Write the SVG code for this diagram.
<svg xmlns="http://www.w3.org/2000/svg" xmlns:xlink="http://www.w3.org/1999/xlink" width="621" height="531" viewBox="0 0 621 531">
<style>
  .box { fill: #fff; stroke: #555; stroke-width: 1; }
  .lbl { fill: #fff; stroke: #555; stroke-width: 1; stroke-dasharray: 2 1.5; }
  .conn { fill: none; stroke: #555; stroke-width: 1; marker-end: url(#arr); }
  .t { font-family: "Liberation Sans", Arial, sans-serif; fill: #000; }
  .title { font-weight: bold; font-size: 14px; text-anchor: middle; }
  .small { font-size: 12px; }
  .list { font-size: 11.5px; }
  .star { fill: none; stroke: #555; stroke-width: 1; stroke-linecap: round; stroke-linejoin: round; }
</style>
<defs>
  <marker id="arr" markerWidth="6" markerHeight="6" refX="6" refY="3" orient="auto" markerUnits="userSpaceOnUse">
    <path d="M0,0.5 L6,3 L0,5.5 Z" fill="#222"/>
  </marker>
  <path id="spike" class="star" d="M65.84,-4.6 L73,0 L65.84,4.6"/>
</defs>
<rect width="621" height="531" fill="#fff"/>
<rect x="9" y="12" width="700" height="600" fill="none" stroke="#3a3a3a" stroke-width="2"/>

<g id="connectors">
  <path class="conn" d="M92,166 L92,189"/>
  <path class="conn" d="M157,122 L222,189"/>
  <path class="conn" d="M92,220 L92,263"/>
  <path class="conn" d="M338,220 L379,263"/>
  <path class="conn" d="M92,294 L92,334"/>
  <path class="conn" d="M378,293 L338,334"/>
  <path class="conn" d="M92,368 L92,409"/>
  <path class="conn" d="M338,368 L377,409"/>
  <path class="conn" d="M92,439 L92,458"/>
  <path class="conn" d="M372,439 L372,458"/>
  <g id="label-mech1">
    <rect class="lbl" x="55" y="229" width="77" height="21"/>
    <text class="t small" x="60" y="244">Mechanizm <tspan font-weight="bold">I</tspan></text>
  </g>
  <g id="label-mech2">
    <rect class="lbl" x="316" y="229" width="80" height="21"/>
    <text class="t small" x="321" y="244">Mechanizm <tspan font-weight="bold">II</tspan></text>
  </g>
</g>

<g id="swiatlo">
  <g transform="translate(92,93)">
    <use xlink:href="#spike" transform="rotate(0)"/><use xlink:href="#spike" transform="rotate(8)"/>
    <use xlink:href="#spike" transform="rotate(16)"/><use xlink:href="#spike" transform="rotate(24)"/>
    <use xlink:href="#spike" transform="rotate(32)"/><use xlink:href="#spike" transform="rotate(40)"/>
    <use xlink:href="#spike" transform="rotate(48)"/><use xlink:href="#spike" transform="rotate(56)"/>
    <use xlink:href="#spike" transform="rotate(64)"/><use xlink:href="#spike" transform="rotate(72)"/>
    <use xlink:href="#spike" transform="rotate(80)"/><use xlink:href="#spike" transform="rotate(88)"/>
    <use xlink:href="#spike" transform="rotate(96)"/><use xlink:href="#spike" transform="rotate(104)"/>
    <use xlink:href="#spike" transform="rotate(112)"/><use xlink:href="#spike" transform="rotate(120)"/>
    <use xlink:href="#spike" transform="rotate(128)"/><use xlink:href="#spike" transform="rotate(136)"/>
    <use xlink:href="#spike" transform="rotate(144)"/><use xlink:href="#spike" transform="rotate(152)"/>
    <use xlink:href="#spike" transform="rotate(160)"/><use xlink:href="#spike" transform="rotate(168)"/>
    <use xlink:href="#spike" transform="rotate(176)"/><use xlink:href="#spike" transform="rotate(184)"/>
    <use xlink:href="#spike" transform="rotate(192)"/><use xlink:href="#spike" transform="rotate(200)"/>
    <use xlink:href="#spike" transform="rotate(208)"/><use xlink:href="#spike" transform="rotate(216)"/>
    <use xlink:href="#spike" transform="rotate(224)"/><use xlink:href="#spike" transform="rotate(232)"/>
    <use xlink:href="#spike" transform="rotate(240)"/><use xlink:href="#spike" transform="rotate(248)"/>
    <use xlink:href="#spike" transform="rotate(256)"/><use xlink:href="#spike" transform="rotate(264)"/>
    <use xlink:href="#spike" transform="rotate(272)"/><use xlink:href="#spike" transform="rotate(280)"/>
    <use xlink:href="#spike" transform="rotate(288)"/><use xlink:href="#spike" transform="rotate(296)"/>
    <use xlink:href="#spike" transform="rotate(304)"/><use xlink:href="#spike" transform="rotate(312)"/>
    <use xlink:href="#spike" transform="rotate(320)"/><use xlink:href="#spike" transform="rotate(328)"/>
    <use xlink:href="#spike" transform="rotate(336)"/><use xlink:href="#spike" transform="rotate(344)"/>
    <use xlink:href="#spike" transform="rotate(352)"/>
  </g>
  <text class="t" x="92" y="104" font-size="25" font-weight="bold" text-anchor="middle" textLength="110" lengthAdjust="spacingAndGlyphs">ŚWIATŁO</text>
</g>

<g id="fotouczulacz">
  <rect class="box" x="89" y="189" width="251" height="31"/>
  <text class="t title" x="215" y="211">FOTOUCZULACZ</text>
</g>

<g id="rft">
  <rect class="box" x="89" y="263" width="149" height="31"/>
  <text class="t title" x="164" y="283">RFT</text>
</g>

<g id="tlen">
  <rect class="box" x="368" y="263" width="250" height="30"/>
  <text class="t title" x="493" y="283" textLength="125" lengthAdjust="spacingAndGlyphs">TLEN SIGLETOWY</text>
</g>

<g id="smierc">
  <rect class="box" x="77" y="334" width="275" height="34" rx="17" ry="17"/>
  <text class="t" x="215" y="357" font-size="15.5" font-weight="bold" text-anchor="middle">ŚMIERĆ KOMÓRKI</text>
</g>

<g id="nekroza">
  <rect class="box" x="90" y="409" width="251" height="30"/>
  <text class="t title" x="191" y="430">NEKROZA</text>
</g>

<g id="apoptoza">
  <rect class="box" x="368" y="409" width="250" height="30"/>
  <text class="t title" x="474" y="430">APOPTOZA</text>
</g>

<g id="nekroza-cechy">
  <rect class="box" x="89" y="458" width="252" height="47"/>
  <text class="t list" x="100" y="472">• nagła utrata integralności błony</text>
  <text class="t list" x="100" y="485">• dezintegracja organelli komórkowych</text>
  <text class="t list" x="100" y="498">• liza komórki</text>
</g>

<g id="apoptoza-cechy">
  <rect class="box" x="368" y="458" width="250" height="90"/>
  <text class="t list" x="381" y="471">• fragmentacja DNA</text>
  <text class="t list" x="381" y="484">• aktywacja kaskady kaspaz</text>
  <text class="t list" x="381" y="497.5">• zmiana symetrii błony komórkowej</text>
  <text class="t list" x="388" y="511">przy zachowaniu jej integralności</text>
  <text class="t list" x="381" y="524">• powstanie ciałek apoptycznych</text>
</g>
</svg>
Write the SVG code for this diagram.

****************

Your task:
Output every record above exactly as it appears.

Result:
Write the SVG code for this diagram.
<svg xmlns="http://www.w3.org/2000/svg" xmlns:xlink="http://www.w3.org/1999/xlink" width="621" height="531" viewBox="0 0 621 531">
<style>
  .box { fill: #fff; stroke: #555; stroke-width: 1; }
  .lbl { fill: #fff; stroke: #555; stroke-width: 1; stroke-dasharray: 2 1.5; }
  .conn { fill: none; stroke: #555; stroke-width: 1; marker-end: url(#arr); }
  .t { font-family: "Liberation Sans", Arial, sans-serif; fill: #000; }
  .title { font-weight: bold; font-size: 14px; text-anchor: middle; }
  .small { font-size: 12px; }
  .list { font-size: 11.5px; }
  .star { fill: none; stroke: #555; stroke-width: 1; stroke-linecap: round; stroke-linejoin: round; }
</style>
<defs>
  <marker id="arr" markerWidth="6" markerHeight="6" refX="6" refY="3" orient="auto" markerUnits="userSpaceOnUse">
    <path d="M0,0.5 L6,3 L0,5.5 Z" fill="#222"/>
  </marker>
  <path id="spike" class="star" d="M65.84,-4.6 L73,0 L65.84,4.6"/>
</defs>
<rect width="621" height="531" fill="#fff"/>
<rect x="9" y="12" width="700" height="600" fill="none" stroke="#3a3a3a" stroke-width="2"/>

<g id="connectors">
  <path class="conn" d="M92,166 L92,189"/>
  <path class="conn" d="M157,122 L222,189"/>
  <path class="conn" d="M92,220 L92,263"/>
  <path class="conn" d="M338,220 L379,263"/>
  <path class="conn" d="M92,294 L92,334"/>
  <path class="conn" d="M378,293 L338,334"/>
  <path class="conn" d="M92,368 L92,409"/>
  <path class="conn" d="M338,368 L377,409"/>
  <path class="conn" d="M92,439 L92,458"/>
  <path class="conn" d="M372,439 L372,458"/>
  <g id="label-mech1">
    <rect class="lbl" x="55" y="229" width="77" height="21"/>
    <text class="t small" x="60" y="244">Mechanizm <tspan font-weight="bold">I</tspan></text>
  </g>
  <g id="label-mech2">
    <rect class="lbl" x="316" y="229" width="80" height="21"/>
    <text class="t small" x="321" y="244">Mechanizm <tspan font-weight="bold">II</tspan></text>
  </g>
</g>

<g id="swiatlo">
  <g transform="translate(92,93)">
    <use xlink:href="#spike" transform="rotate(0)"/><use xlink:href="#spike" transform="rotate(8)"/>
    <use xlink:href="#spike" transform="rotate(16)"/><use xlink:href="#spike" transform="rotate(24)"/>
    <use xlink:href="#spike" transform="rotate(32)"/><use xlink:href="#spike" transform="rotate(40)"/>
    <use xlink:href="#spike" transform="rotate(48)"/><use xlink:href="#spike" transform="rotate(56)"/>
    <use xlink:href="#spike" transform="rotate(64)"/><use xlink:href="#spike" transform="rotate(72)"/>
    <use xlink:href="#spike" transform="rotate(80)"/><use xlink:href="#spike" transform="rotate(88)"/>
    <use xlink:href="#spike" transform="rotate(96)"/><use xlink:href="#spike" transform="rotate(104)"/>
    <use xlink:href="#spike" transform="rotate(112)"/><use xlink:href="#spike" transform="rotate(120)"/>
    <use xlink:href="#spike" transform="rotate(128)"/><use xlink:href="#spike" transform="rotate(136)"/>
    <use xlink:href="#spike" transform="rotate(144)"/><use xlink:href="#spike" transform="rotate(152)"/>
    <use xlink:href="#spike" transform="rotate(160)"/><use xlink:href="#spike" transform="rotate(168)"/>
    <use xlink:href="#spike" transform="rotate(176)"/><use xlink:href="#spike" transform="rotate(184)"/>
    <use xlink:href="#spike" transform="rotate(192)"/><use xlink:href="#spike" transform="rotate(200)"/>
    <use xlink:href="#spike" transform="rotate(208)"/><use xlink:href="#spike" transform="rotate(216)"/>
    <use xlink:href="#spike" transform="rotate(224)"/><use xlink:href="#spike" transform="rotate(232)"/>
    <use xlink:href="#spike" transform="rotate(240)"/><use xlink:href="#spike" transform="rotate(248)"/>
    <use xlink:href="#spike" transform="rotate(256)"/><use xlink:href="#spike" transform="rotate(264)"/>
    <use xlink:href="#spike" transform="rotate(272)"/><use xlink:href="#spike" transform="rotate(280)"/>
    <use xlink:href="#spike" transform="rotate(288)"/><use xlink:href="#spike" transform="rotate(296)"/>
    <use xlink:href="#spike" transform="rotate(304)"/><use xlink:href="#spike" transform="rotate(312)"/>
    <use xlink:href="#spike" transform="rotate(320)"/><use xlink:href="#spike" transform="rotate(328)"/>
    <use xlink:href="#spike" transform="rotate(336)"/><use xlink:href="#spike" transform="rotate(344)"/>
    <use xlink:href="#spike" transform="rotate(352)"/>
  </g>
  <text class="t" x="92" y="104" font-size="25" font-weight="bold" text-anchor="middle" textLength="110" lengthAdjust="spacingAndGlyphs">ŚWIATŁO</text>
</g>

<g id="fotouczulacz">
  <rect class="box" x="89" y="189" width="251" height="31"/>
  <text class="t title" x="215" y="211">FOTOUCZULACZ</text>
</g>

<g id="rft">
  <rect class="box" x="89" y="263" width="149" height="31"/>
  <text class="t title" x="164" y="283">RFT</text>
</g>

<g id="tlen">
  <rect class="box" x="368" y="263" width="250" height="30"/>
  <text class="t title" x="493" y="283" textLength="125" lengthAdjust="spacingAndGlyphs">TLEN SIGLETOWY</text>
</g>

<g id="smierc">
  <rect class="box" x="77" y="334" width="275" height="34" rx="17" ry="17"/>
  <text class="t" x="215" y="357" font-size="15.5" font-weight="bold" text-anchor="middle">ŚMIERĆ KOMÓRKI</text>
</g>

<g id="nekroza">
  <rect class="box" x="90" y="409" width="251" height="30"/>
  <text class="t title" x="191" y="430">NEKROZA</text>
</g>

<g id="apoptoza">
  <rect class="box" x="368" y="409" width="250" height="30"/>
  <text class="t title" x="474" y="430">APOPTOZA</text>
</g>

<g id="nekroza-cechy">
  <rect class="box" x="89" y="458" width="252" height="47"/>
  <text class="t list" x="100" y="472">• nagła utrata integralności błony</text>
  <text class="t list" x="100" y="485">• dezintegracja organelli komórkowych</text>
  <text class="t list" x="100" y="498">• liza komórki</text>
</g>

<g id="apoptoza-cechy">
  <rect class="box" x="368" y="458" width="250" height="90"/>
  <text class="t list" x="381" y="471">• fragmentacja DNA</text>
  <text class="t list" x="381" y="484">• aktywacja kaskady kaspaz</text>
  <text class="t list" x="381" y="497.5">• zmiana symetrii błony komórkowej</text>
  <text class="t list" x="388" y="511">przy zachowaniu jej integralności</text>
  <text class="t list" x="381" y="524">• powstanie ciałek apoptycznych</text>
</g>
</svg>
Write the SVG code for this diagram.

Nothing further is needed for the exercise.